Entries with chart source code:
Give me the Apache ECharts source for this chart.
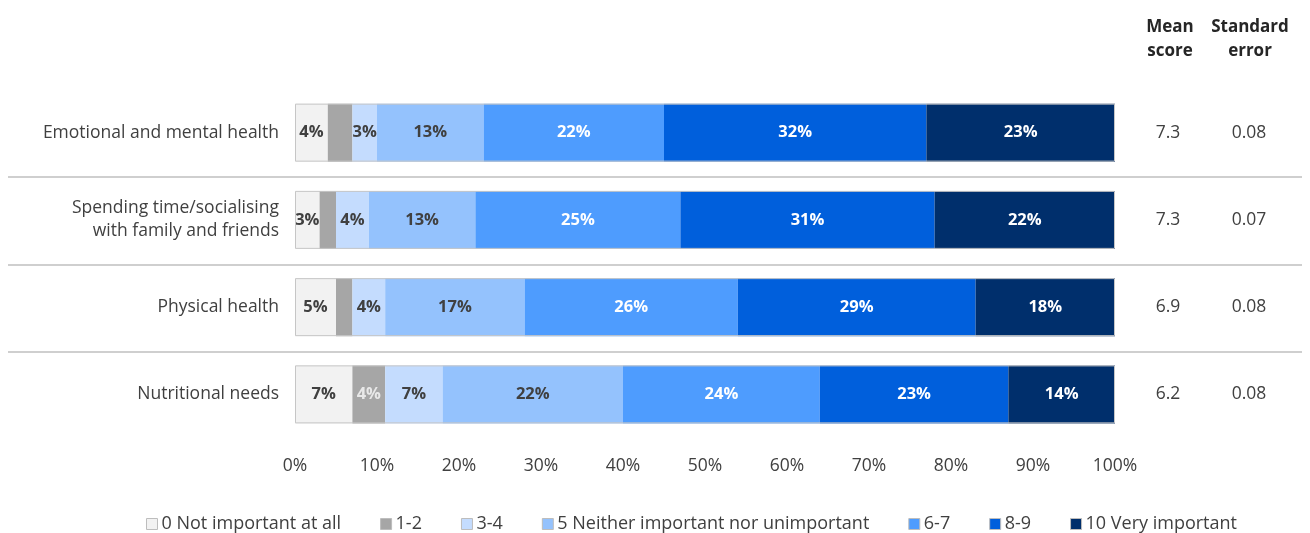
<!DOCTYPE html>
<html>
<head>
<meta charset="utf-8">
<script src="https://cdn.jsdelivr.net/npm/echarts@6/dist/echarts.min.js"></script>
<style>
  html, body { margin: 0; padding: 0; background: #fff; }
  #chart { width: 1310px; height: 533px; }
</style>
</head>
<body>
<div id="chart"></div>
<script>
// Importance ratings, percentage of respondents per response band
const categories = [
  'Emotional and mental health',
  'Spending time/socialising\nwith family and friends',
  'Physical health',
  'Nutritional needs'
];
const bandNames = [
  '0 Not important at all', '1-2', '3-4',
  '5 Neither important nor unimportant', '6-7', '8-9', '10 Very important'
];
const notImportant = [4, 3, 5, 7];
const band12 = [3, 2, 2, 4];
const band34 = [3, 4, 4, 7];
const neither = [13, 13, 17, 22];
const band67 = [22, 25, 26, 24];
const band89 = [32, 31, 29, 23];
const veryImportant = [23, 22, 18, 14];
const meanScores = ['7.3', '7.3', '6.9', '6.2'];
const standardErrors = ['0.08', '0.07', '0.08', '0.08'];
const xTicks = [0, 10, 20, 30, 40, 50, 60, 70, 80, 90, 100];

const bandValues = [notImportant, band12, band34, neither, band67, band89, veryImportant];
const bandColors = ['#f2f2f2', '#a6a6a6', '#c4dcfe', '#94c2fd', '#4e9cfe', '#005fdc', '#002f6c'];
const labelColors = ['#404040', '#e8e8e8', '#404040', '#404040', '#ffffff', '#ffffff', '#ffffff'];
const FONT = '"Open Sans", Lato, sans-serif';
const TEXT = '#404040';
const SIZE = 17.5;

const chart = echarts.init(document.getElementById('chart'));

const series = bandValues.map((vals, i) => ({
  name: bandNames[i],
  type: 'bar',
  stack: 'share',
  barWidth: 58,
  data: vals.map((v, r) => {
    // the 1-2 band is only labelled where the segment is wide enough
    const show = i !== 1 || r === 3;
    return { value: v, label: { show } };
  }),
  itemStyle: { color: bandColors[i] },
  label: {
    show: true,
    position: 'inside',
    formatter: '{c}%',
    color: labelColors[i],
    fontFamily: FONT,
    fontWeight: 'bold',
    fontSize: 16.5
  },
  emphasis: { disabled: true }
}));

// thin frame around each full bar
series.push({
  name: 'frame',
  type: 'bar',
  barWidth: 58,
  barGap: '-100%',
  z: 5,
  silent: true,
  data: categories.map(() => 100),
  itemStyle: { color: 'rgba(0,0,0,0)', borderColor: '#c6c6c6', borderWidth: 1 },
  label: { show: false },
  tooltip: { show: false }
});

const option = {
  animation: false,
  textStyle: { fontFamily: FONT },
  grid: { left: 295, right: 195, top: 89, bottom: 95, containLabel: false },
  legend: {
    data: bandNames.map((n, i) => ({
      name: n,
      itemStyle: { color: bandColors[i], borderColor: '#bdbdbd', borderWidth: 1 }
    })),
    top: 515,
    left: 146,
    padding: 0,
    icon: 'rect',
    itemWidth: 11,
    itemHeight: 11,
    itemGap: 39,
    textStyle: { fontFamily: FONT, fontSize: 18, color: TEXT, padding: [0, 0, 0, -1] },
    selectedMode: false
  },
  xAxis: {
    type: 'value',
    min: 0,
    max: 100,
    interval: 10,
    axisLine: { show: false },
    axisTick: { show: false },
    splitLine: { show: false },
    axisLabel: {
      formatter: v => (xTicks.includes(v) ? v + '%' : ''),
      fontFamily: FONT,
      fontSize: SIZE,
      color: TEXT,
      margin: 19
    }
  },
  yAxis: [
    {
      type: 'category',
      inverse: true,
      data: categories,
      axisLine: { show: false },
      axisTick: { show: false },
      axisLabel: {
        fontFamily: FONT, fontSize: SIZE, color: TEXT, margin: 16,
        align: 'right', lineHeight: 23
      }
    },
    {
      type: 'category',
      inverse: true,
      position: 'right',
      data: meanScores,
      axisLine: { show: false },
      axisTick: { show: false },
      axisLabel: { fontFamily: FONT, fontSize: SIZE, color: TEXT, align: 'center', margin: 53 }
    },
    {
      type: 'category',
      inverse: true,
      position: 'right',
      data: standardErrors,
      axisLine: { show: false },
      axisTick: { show: false },
      axisLabel: { fontFamily: FONT, fontSize: SIZE, color: TEXT, align: 'center', margin: 134 }
    }
  ],
  series
};

chart.setOption(option);

// Column headers and row separators placed from the axes' own scale
const rowY = categories.map((_, i) => chart.convertToPixel({ yAxisIndex: 0 }, i));
const bandStep = rowY[1] - rowY[0];
const meanX = 1115 + 55;
const seX = 1115 + 135;
const headerFont = 'bold 17px ' + FONT;
const graphics = [
  {
    type: 'text', x: meanX, y: 15,
    style: { text: 'Mean\nscore', fill: '#262626', font: headerFont, align: 'center', lineHeight: 24 }
  },
  {
    type: 'text', x: seX, y: 15,
    style: { text: 'Standard\nerror', fill: '#262626', font: headerFont, align: 'center', lineHeight: 24 }
  }
];
for (let i = 0; i < rowY.length - 1; i++) {
  const y = Math.round(rowY[i] + bandStep / 2) + 1;
  graphics.push({
    type: 'line',
    shape: { x1: 8, y1: y, x2: 1302, y2: y },
    style: { stroke: '#cfcfcf', lineWidth: 2 },
    silent: true
  });
}
chart.setOption({ graphic: graphics });
</script>
</body>
</html>
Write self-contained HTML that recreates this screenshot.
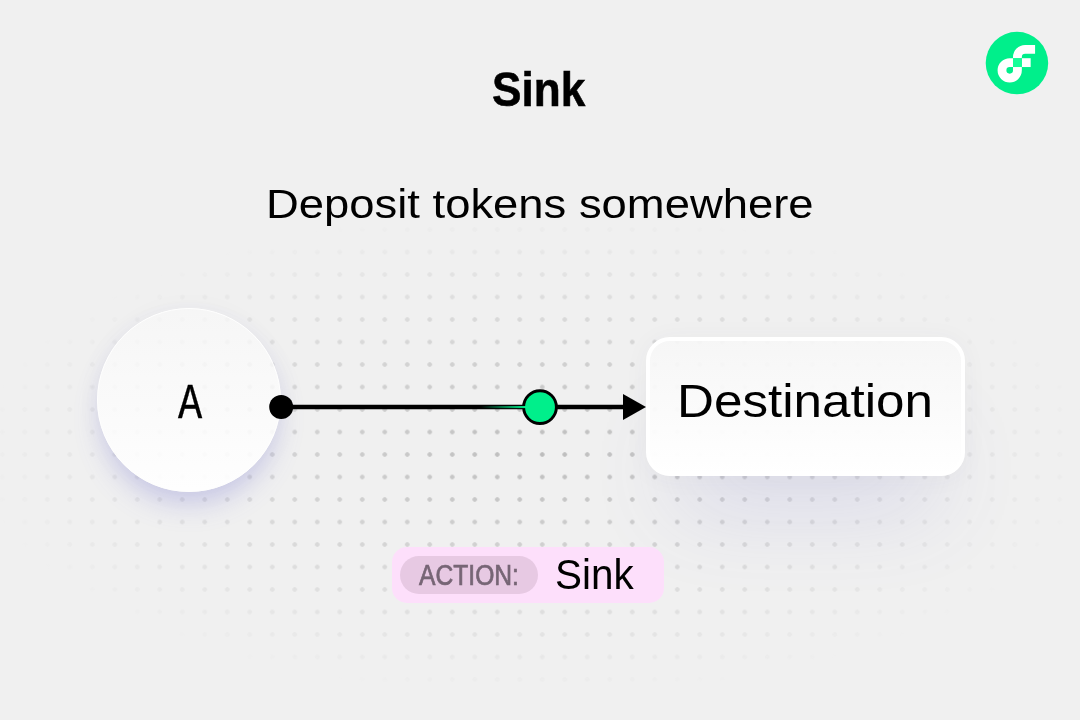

● **Given request**
Reproduce the data above word for word from its first line through the line that holds "const chart = echarts.init(document.getElementById('chart'));", both ends included; skip pictures.

● **Result of this task**
Give me the Apache ECharts source for this chart.
<!DOCTYPE html>
<html>
<head>
<meta charset="utf-8">
<script src="https://cdn.jsdelivr.net/npm/echarts@6/dist/echarts.min.js"></script>
<style>
  html, body { margin: 0; padding: 0; background: #fff; }
  #chart { width: 1310px; height: 533px; }
</style>
</head>
<body>
<div id="chart"></div>
<script>
// Importance ratings, percentage of respondents per response band
const categories = [
  'Emotional and mental health',
  'Spending time/socialising\nwith family and friends',
  'Physical health',
  'Nutritional needs'
];
const bandNames = [
  '0 Not important at all', '1-2', '3-4',
  '5 Neither important nor unimportant', '6-7', '8-9', '10 Very important'
];
const notImportant = [4, 3, 5, 7];
const band12 = [3, 2, 2, 4];
const band34 = [3, 4, 4, 7];
const neither = [13, 13, 17, 22];
const band67 = [22, 25, 26, 24];
const band89 = [32, 31, 29, 23];
const veryImportant = [23, 22, 18, 14];
const meanScores = ['7.3', '7.3', '6.9', '6.2'];
const standardErrors = ['0.08', '0.07', '0.08', '0.08'];
const xTicks = [0, 10, 20, 30, 40, 50, 60, 70, 80, 90, 100];

const bandValues = [notImportant, band12, band34, neither, band67, band89, veryImportant];
const bandColors = ['#f2f2f2', '#a6a6a6', '#c4dcfe', '#94c2fd', '#4e9cfe', '#005fdc', '#002f6c'];
const labelColors = ['#404040', '#e8e8e8', '#404040', '#404040', '#ffffff', '#ffffff', '#ffffff'];
const FONT = '"Open Sans", Lato, sans-serif';
const TEXT = '#404040';
const SIZE = 17.5;

const chart = echarts.init(document.getElementById('chart'));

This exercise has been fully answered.